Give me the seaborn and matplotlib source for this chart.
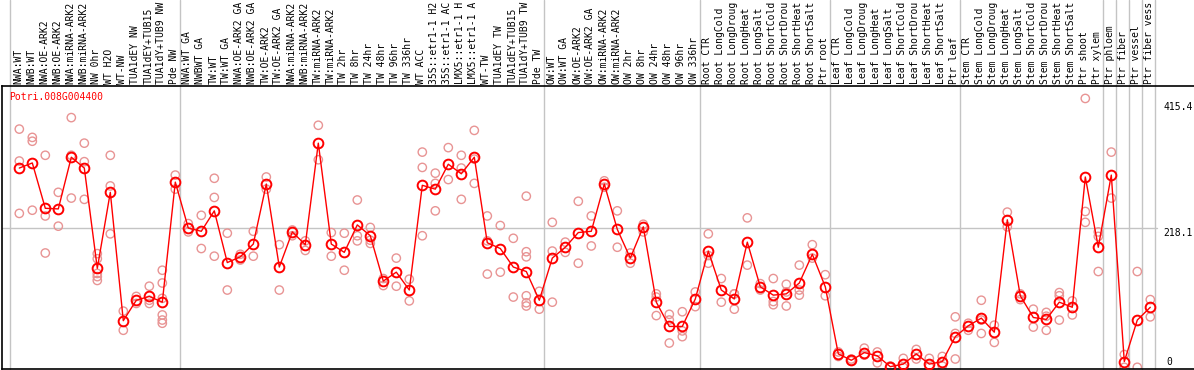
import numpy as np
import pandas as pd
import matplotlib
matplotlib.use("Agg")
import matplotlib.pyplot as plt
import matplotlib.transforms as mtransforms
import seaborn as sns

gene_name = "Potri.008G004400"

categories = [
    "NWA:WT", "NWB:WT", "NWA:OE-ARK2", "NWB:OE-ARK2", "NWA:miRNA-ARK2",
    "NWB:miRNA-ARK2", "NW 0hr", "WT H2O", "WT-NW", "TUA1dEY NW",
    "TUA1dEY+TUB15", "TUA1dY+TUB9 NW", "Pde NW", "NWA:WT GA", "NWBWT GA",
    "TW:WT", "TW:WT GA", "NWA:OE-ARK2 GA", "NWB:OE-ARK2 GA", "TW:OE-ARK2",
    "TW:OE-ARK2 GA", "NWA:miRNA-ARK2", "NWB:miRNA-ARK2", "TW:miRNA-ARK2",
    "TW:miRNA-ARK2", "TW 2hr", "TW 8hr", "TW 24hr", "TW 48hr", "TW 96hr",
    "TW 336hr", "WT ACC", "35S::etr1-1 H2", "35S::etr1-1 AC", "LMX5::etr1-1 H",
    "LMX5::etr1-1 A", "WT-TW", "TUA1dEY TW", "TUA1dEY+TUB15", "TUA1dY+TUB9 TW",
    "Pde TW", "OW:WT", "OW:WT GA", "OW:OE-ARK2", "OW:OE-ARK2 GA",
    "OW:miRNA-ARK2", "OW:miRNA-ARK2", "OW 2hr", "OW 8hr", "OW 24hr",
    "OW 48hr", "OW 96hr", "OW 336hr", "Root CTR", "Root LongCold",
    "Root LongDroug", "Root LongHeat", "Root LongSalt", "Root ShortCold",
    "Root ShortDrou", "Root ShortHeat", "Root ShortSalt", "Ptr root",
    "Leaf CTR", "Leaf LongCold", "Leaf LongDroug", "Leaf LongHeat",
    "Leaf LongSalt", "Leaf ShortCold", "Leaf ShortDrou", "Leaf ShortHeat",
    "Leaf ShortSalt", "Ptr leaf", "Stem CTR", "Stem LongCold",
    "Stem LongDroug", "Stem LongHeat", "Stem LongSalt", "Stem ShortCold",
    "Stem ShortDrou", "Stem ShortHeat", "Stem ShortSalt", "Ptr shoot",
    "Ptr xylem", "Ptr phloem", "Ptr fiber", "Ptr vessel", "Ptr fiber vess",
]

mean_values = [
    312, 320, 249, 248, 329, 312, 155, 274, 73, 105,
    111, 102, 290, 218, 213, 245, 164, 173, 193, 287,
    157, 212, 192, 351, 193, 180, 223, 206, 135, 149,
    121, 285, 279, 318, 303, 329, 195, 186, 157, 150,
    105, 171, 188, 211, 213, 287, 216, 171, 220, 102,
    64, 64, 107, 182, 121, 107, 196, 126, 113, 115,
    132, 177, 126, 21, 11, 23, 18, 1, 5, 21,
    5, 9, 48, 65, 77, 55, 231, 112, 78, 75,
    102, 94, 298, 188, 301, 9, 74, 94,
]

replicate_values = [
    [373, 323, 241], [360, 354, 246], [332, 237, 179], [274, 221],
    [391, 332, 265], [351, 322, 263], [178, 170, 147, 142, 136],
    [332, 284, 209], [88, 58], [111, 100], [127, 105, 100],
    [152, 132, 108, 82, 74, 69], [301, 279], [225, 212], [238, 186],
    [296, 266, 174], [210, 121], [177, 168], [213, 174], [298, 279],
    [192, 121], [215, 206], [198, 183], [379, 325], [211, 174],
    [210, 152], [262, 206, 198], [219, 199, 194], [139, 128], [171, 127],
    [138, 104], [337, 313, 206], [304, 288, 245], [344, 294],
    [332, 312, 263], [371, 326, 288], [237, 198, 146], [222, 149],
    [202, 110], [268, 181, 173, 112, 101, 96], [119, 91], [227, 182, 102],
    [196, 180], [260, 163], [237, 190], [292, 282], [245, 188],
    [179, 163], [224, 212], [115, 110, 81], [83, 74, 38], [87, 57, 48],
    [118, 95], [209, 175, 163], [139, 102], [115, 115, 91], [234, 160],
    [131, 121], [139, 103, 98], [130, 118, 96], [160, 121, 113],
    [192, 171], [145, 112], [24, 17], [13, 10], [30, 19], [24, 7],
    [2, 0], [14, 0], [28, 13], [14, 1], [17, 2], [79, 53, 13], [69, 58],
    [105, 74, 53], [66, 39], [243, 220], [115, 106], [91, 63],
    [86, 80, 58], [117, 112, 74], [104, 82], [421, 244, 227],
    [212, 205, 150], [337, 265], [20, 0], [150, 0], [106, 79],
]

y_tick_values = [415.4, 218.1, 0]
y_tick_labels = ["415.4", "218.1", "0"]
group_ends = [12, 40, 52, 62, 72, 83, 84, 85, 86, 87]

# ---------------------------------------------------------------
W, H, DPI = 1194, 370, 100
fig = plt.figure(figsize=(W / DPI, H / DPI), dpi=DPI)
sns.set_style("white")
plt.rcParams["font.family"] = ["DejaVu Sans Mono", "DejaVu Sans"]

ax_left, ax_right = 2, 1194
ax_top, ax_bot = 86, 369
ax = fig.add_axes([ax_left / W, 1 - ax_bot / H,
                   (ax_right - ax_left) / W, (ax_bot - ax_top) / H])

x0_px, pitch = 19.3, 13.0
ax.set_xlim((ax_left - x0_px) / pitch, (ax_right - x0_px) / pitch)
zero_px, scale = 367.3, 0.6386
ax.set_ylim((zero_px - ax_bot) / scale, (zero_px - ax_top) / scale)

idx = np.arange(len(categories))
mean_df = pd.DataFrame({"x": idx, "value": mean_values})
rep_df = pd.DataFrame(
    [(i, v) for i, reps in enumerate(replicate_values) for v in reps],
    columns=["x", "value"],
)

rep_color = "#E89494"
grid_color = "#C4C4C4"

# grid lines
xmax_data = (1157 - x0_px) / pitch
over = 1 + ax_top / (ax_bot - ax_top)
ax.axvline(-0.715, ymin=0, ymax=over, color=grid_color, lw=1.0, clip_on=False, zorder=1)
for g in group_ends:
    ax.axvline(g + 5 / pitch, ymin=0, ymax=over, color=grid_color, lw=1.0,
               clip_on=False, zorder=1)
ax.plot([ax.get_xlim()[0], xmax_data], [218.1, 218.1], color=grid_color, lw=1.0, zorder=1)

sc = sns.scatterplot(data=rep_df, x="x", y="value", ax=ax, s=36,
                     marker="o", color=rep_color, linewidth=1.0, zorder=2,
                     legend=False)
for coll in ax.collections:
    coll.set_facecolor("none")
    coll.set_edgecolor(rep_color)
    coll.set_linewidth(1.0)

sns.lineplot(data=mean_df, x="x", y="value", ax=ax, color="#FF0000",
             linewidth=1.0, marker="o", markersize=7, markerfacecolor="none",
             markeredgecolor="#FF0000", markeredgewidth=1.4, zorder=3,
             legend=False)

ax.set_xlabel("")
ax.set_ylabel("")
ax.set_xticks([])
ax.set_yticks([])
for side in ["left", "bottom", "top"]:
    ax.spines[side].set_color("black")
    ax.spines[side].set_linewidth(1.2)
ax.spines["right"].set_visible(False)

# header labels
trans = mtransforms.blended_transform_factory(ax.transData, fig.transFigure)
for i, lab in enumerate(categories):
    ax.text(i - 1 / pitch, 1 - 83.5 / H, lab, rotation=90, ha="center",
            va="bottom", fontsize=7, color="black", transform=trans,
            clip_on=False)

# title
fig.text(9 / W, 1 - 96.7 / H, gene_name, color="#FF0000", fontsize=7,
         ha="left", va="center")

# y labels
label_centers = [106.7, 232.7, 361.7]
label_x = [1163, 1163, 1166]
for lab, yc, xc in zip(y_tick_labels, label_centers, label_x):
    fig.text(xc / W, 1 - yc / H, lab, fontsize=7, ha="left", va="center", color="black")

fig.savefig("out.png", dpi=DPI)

TASK INSTRUCTIONS
Your task is to restate word for word the lines from the top of the data to the line containing "import seaborn as sns", both ends included, with every picture left out.

RESPONSE TO THE TASK
Give me the seaborn and matplotlib source for this chart.
import numpy as np
import pandas as pd
import matplotlib
matplotlib.use("Agg")
import matplotlib.pyplot as plt
import matplotlib.transforms as mtransforms
import seaborn as sns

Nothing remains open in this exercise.